The Elephant (sang) moves like the Horse, except that it steps three spaces instead of just two. Its first two steps are just like the two steps of the Horse. It first moves orthogonally, then it moves diagonally outward. It completes its move by moving one more space in the same diagonal direction. Like the Horse, it may be blocked. Since its move takes three steps, any potential move may be blocked on one of two different spaces. So, to reach its destination, it must move along a clear path. When unimpeded, it may reach the same spaces as the fairy chess piece known as the Zebra.
Unlike the Elephant in Xiangqi, it is free to move to the other side of the board. Janggi has no river, and so has no rules concerning the river. Another difference from the Xiangqi piece is that the Korean Elephant may potentially reach any space on the board through a series of moves. On a checkered board, its move would always change color like the Knight in Chess does.
The next diagram illustrates the movement of the elephant.

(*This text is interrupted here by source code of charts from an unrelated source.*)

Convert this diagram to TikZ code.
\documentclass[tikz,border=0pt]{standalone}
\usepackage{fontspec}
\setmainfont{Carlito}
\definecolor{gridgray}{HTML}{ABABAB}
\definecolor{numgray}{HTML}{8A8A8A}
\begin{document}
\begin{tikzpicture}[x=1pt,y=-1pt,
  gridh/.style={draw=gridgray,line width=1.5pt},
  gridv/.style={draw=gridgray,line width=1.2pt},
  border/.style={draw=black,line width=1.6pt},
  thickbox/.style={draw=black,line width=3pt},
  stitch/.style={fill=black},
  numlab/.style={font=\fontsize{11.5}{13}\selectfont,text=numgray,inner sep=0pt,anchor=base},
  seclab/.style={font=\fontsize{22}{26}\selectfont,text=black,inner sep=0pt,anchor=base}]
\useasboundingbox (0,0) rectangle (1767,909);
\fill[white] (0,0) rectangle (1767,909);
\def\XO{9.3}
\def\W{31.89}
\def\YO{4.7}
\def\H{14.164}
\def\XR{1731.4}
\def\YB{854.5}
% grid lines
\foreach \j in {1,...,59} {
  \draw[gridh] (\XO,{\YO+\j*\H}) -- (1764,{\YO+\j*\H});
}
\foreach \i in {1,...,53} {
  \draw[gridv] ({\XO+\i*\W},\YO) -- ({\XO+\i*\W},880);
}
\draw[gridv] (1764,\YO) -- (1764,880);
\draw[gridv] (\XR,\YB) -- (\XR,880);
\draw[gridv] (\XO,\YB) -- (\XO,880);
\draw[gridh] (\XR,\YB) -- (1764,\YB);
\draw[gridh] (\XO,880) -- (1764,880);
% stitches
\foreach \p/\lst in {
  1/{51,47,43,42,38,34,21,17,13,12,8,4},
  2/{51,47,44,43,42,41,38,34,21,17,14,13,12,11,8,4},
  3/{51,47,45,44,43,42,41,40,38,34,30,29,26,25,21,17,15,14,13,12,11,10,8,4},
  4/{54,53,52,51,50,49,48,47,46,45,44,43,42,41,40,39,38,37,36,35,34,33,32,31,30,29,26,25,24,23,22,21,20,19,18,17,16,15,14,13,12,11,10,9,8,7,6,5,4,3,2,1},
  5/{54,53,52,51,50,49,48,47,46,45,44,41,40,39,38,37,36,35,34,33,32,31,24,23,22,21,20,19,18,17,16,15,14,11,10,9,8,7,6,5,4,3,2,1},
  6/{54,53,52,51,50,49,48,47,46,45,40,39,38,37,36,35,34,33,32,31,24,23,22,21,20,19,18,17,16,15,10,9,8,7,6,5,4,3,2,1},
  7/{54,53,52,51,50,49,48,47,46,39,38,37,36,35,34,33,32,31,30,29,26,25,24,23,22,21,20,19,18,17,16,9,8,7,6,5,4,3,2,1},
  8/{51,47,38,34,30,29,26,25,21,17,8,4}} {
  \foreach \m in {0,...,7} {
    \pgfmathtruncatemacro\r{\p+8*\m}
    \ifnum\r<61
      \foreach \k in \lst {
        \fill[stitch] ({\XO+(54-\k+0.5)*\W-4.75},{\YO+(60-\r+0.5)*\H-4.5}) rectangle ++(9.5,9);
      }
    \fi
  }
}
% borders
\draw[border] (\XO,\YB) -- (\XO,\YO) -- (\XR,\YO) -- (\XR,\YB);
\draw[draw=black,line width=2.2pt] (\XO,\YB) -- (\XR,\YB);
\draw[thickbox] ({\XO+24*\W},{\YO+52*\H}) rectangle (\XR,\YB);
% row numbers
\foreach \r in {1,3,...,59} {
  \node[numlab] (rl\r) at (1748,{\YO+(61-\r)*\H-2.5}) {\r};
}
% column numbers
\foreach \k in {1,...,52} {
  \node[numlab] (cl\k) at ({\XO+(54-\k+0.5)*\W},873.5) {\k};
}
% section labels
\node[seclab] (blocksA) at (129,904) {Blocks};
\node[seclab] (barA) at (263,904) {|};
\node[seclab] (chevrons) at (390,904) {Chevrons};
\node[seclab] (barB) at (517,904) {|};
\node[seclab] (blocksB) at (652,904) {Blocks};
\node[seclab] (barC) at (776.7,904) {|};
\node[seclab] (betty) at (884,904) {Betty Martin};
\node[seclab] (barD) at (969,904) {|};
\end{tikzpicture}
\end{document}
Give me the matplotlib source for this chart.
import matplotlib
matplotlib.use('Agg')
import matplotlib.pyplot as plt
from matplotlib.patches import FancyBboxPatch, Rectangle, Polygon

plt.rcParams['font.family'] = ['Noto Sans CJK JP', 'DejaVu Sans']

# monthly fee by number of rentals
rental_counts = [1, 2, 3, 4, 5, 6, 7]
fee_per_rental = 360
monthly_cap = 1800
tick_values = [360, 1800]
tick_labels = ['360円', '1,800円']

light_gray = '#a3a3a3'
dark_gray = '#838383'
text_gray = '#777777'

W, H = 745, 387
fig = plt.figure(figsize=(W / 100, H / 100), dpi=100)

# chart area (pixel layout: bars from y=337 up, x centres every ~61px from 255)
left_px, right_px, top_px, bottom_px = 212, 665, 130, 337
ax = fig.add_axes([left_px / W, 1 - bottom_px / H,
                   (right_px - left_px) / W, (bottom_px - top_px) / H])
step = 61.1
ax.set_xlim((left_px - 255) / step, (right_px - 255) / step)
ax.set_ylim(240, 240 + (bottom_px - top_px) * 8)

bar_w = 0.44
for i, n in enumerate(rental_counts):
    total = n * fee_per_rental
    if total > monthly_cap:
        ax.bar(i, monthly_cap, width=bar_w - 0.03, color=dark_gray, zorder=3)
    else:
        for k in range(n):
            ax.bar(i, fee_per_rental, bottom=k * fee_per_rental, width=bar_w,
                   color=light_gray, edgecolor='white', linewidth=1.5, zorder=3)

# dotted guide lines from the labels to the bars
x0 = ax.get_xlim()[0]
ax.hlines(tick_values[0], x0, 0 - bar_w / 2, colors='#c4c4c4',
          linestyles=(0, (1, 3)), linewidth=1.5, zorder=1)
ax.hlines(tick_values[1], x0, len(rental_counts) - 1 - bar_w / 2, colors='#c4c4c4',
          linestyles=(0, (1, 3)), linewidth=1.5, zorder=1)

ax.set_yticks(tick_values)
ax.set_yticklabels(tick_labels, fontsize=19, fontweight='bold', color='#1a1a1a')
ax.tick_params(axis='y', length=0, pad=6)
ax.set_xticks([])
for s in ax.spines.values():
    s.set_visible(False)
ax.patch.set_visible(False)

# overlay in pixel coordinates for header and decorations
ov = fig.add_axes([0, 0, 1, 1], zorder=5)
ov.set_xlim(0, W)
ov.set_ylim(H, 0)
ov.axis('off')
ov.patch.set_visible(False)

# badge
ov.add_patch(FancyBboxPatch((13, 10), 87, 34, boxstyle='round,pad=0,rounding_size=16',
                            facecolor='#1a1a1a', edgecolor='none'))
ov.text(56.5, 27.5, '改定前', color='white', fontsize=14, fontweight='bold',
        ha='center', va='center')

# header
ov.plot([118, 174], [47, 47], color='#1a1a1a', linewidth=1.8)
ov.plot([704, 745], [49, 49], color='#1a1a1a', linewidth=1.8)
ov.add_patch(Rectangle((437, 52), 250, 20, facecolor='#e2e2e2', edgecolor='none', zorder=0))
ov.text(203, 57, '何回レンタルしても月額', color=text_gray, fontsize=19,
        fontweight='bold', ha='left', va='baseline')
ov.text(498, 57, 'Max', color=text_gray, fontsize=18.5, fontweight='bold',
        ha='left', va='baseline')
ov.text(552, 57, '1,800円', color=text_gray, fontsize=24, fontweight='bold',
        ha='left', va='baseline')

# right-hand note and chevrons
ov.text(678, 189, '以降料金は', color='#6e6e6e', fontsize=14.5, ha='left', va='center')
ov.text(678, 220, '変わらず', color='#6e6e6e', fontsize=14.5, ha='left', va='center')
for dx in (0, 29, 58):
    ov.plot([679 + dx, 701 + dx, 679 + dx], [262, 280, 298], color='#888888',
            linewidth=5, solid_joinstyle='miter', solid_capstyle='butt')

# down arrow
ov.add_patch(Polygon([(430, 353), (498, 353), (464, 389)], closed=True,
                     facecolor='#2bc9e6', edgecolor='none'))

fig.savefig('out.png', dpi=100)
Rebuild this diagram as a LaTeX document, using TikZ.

Note that the positions that are passed by must be empty.
Soldier / Pawn
The Soldier (beyong for red, and jol for blue/green) moves one space forward in the same file or sideways in the same rank. This is the same move as the Xiangqi Pawn gets when it crosses the river, but there is no river in this game, and Pawns always have the power to move sideways. Like the Pawns in Chess and many other variants, these Pawns may not move backwards. But unlike the Pawns in Chess, Janggi Pawns are not divergent pieces. They always move and capture in the same way.
Like Chess, Janggi is won by checkmating the opponent's General. There is an exception to this, though. When one player is behind, he may check his opponent's General with his own by moving it to the same file when nothing is in between them. For this purpose, the General is understood to have the attacking power of a Rook. So long as both Generals are in the same file, and nothing stands between them, the General that just moved will be checking the other one. However, a checkmate in which a General is the checking piece counts as a draw for both sides, not as a win for the player who delivers the checkmate.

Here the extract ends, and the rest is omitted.